Il soldato Wallace ora sarà distrutto, non avrà dormito la notte del “pasticcio”, ma come tutte le persone che stanno leggendo in questo momento, ha una grande forza interiore sprigionata da due colori: il bianco e il celeste. Due colori sinonimo di reazione, lealtà e fierezza, ma soprattutto di fratellanza e di aiuto verso chi indossa la nostra stessa maglia.
Il soldato Wallace ha capito di averla fatta grossa e sicuramente se alle 17:00 di domenica gli avessero detto che poteva rivivere e cambiare un episodio accadutogli in passato, lui avrebbe scelto il 64° minuto del derby.
Le reazioni in città sono forti, la rabbia è tanta, l’amarezza troppa. A caldo si dicono cose che magari non si pensano e forse anche un po’ brutte. Tutti i tifosi dopo quel “pasticcio” lo hanno etichettato come uomo simbolo di un derby perso per sua stessa mano; un derby che un secondo prima lo vedeva migliore in campo, il secondo dopo il peggiore.
Il calcio a volte assume delle dinamiche strane, è uno sport talmente bello da farti toccare il cielo con un dito per una partita intera e sprofondare dopo un errore.
Wallace ne è consapevole, ha avuto la più colossale indecisione da quando calca i campi di calcio, però è uno di noi e come tale va difeso. Difeso da quegli altri che in questo momento stanno ridendo di lui. Difeso come tutta la panchina ha difeso Danilo, quando la Lazio era oggetto di sfottò. Questo vorrebbe dire perdonarlo, proteggerlo e farlo sentire uno di noi, perché lui è uno di noi.
Con l’umiltà di chi per mestiere non pensa a fare gol ma ad evitarli, qualche settimana fa, dopo la rete contro il Genoa, ha voluto prendersi l’abbraccio della Nord e quel gesto significa molto.
Quel gesto parla di un ragazzo che prima ancora di sconfiggere i suoi avversari, ha dovuto sconfiggere i giudizi preventivi di chi non voleva un altro Mauricio, ma pensava di averlo trovato.
Wallace è un professionista, un ragazzo e un essere umano, ma soprattutto un calciatore della Lazio. Noi non siamo come loro, siamo diversi. Sappiamo capire gli errori e ripartire proprio da lì, dove tutto aveva assunto contorni diversi: sotto quella curva abbracciata e tornata ad essere piena anche grazie ai suoi colpi di testa e ai suoi salvataggi.

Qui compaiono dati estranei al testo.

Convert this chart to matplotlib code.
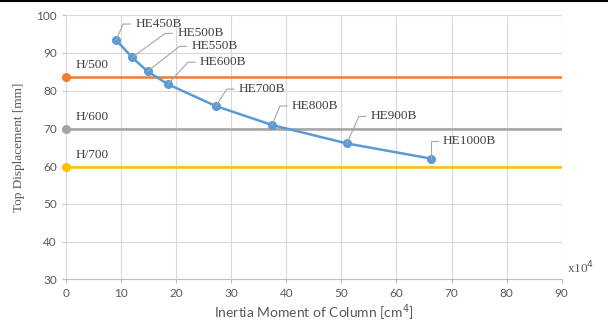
import matplotlib
matplotlib.use("Agg")
import matplotlib.pyplot as plt
from matplotlib.lines import Line2D

OUTPUT_FIG = "out.png"

# Column sections: inertia moment (x10^4 cm4) vs top displacement (mm)
SECTIONS = ["HE450B", "HE500B", "HE550B", "HE600B", "HE700B", "HE800B", "HE900B", "HE1000B"]
INERTIA = [9.1, 12.0, 14.8, 18.5, 27.2, 37.4, 51.0, 66.2]
DISPLACEMENT = [93.4, 88.8, 85.1, 81.7, 75.9, 70.9, 66.0, 62.0]

# Drift limits
LIMIT_NAMES = ["H/500", "H/600", "H/700"]
LIMIT_VALUES = [83.6, 69.7, 59.7]
LIMIT_COLORS = ["#ED7D31", "#A5A5A5", "#FFC000"]

X_RANGE = [0, 90]

# label offsets from each point, in pixels (dx, dy)
LABEL_OFFSETS = [(19, 16), (45, 24), (44, 25), (32, 22), (23, 17), (20, 19), (24, 27), (12, 18)]

SERIF = "Liberation Serif"
SANS = "Lato"
GRAY_TXT = "#595959"


def main():
    fig = plt.figure(figsize=(6.08, 3.22), dpi=100)
    ax = fig.add_axes([0.1086, 0.1326, 0.8152, 0.8204])

    ax.set_xlim(0, 90)
    ax.set_ylim(30, 100)
    ax.set_xticks(range(0, 91, 10))
    ax.set_yticks(range(30, 101, 10))
    ax.grid(color="#D9D9D9", linewidth=0.8)
    ax.set_axisbelow(True)
    for side in ["top", "right"]:
        ax.spines[side].set_visible(False)
    ax.spines["left"].set_color("#D9D9D9")
    ax.spines["bottom"].set_color("#BFBFBF")
    ax.tick_params(length=3, color="#BFBFBF", labelcolor=GRAY_TXT, labelsize=8.5)
    for lab in ax.get_xticklabels() + ax.get_yticklabels():
        lab.set_family(SANS)

    # limit lines
    for name, val, col in zip(LIMIT_NAMES, LIMIT_VALUES, LIMIT_COLORS):
        ax.plot(X_RANGE, [val, val], color=col, linewidth=1.8, solid_capstyle="butt")
        ax.plot([X_RANGE[0]], [val], "o", color=col, markersize=5.5, clip_on=False, zorder=4)
        ax.annotate(name, (X_RANGE[0], val), xytext=(10, 12), textcoords="offset pixels",
                    ha="left", va="center", fontsize=9.5, family=SERIF, color="#404040")

    ax.plot(INERTIA, DISPLACEMENT, "-o", color="#5B9BD5", linewidth=1.8,
            markersize=5.5, zorder=5)

    # callout labels with elbow leaders
    fig.canvas.draw()
    for name, x, y, (dx, dy) in zip(SECTIONS, INERTIA, DISPLACEMENT, LABEL_OFFSETS):
        px, py = ax.transData.transform((x, y))
        tx, ty = px + dx, py + dy
        xs = [px, tx - 12, tx - 5]
        ys = [py, ty, ty]
        fig.add_artist(Line2D(xs, ys, transform=None, color="#A6A6A6", linewidth=0.8))
        ax.annotate(name, (x, y), xytext=(dx, dy), textcoords="offset pixels",
                    ha="left", va="center", fontsize=9.5, family=SERIF, color="#404040")

    ax.set_ylabel("Top Displacement [mm]", family=SERIF, fontsize=9.5, color=GRAY_TXT, labelpad=8)
    ax.set_xlabel("Inertia Moment of Column [cm$^4$]", family=SANS, fontsize=10,
                  color=GRAY_TXT, labelpad=2)
    ax.text(1.01, 0.01, "x10$^4$", transform=ax.transAxes, ha="left", va="bottom",
            family=SERIF, fontsize=9.5, color=GRAY_TXT)

    # thin black rule along the top edge
    fig.add_artist(Line2D([0, 1], [0.997, 0.997], transform=fig.transFigure,
                          color="black", linewidth=1.5))

    fig.savefig(OUTPUT_FIG, dpi=100)


if __name__ == "__main__":
    main()
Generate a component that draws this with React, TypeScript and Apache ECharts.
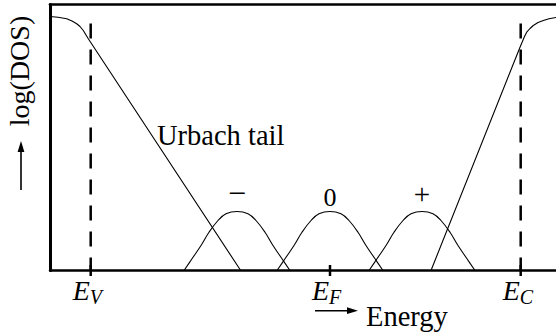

Il soldato Wallace è in difficoltà ma si rialzerà. Il soldato Wallace ha capito di aver sbagliato e imparerà dai suoi errori. Il soldato Wallace ha bisogno di aiuto e solo noi possiamo restituire il bianco e il celeste a quegli occhi che adesso vedono tutto nero.
Solo noi possiamo far tornare il sereno dentro di lui, perché solo noi siamo in grado di perdonarlo. Perché seppur forte, un soldato non sarà mai niente senza il suo esercito, così come l’esercito non sarà più lo stesso se perderà un soldato dopo la battaglia più importante.
Wallace non si chiama “Fortuna” per caso. Il suo nome lo ha portato dalla sponda giusta del Tevere. Quella bella, solare e splendente, ma soprattutto quella che nei momenti di difficoltà scende in campo con tutto l’esercito per salvare un suo soldato.
Non sarà una partita ad abbattere un esercito. Non sarà un errore ad abbattere un soldato. Non sarà un derby perso a cambiare la sovranità cittadina. Perché quella, dal 9 gennaio del 1900, non è mai stata in dubbio.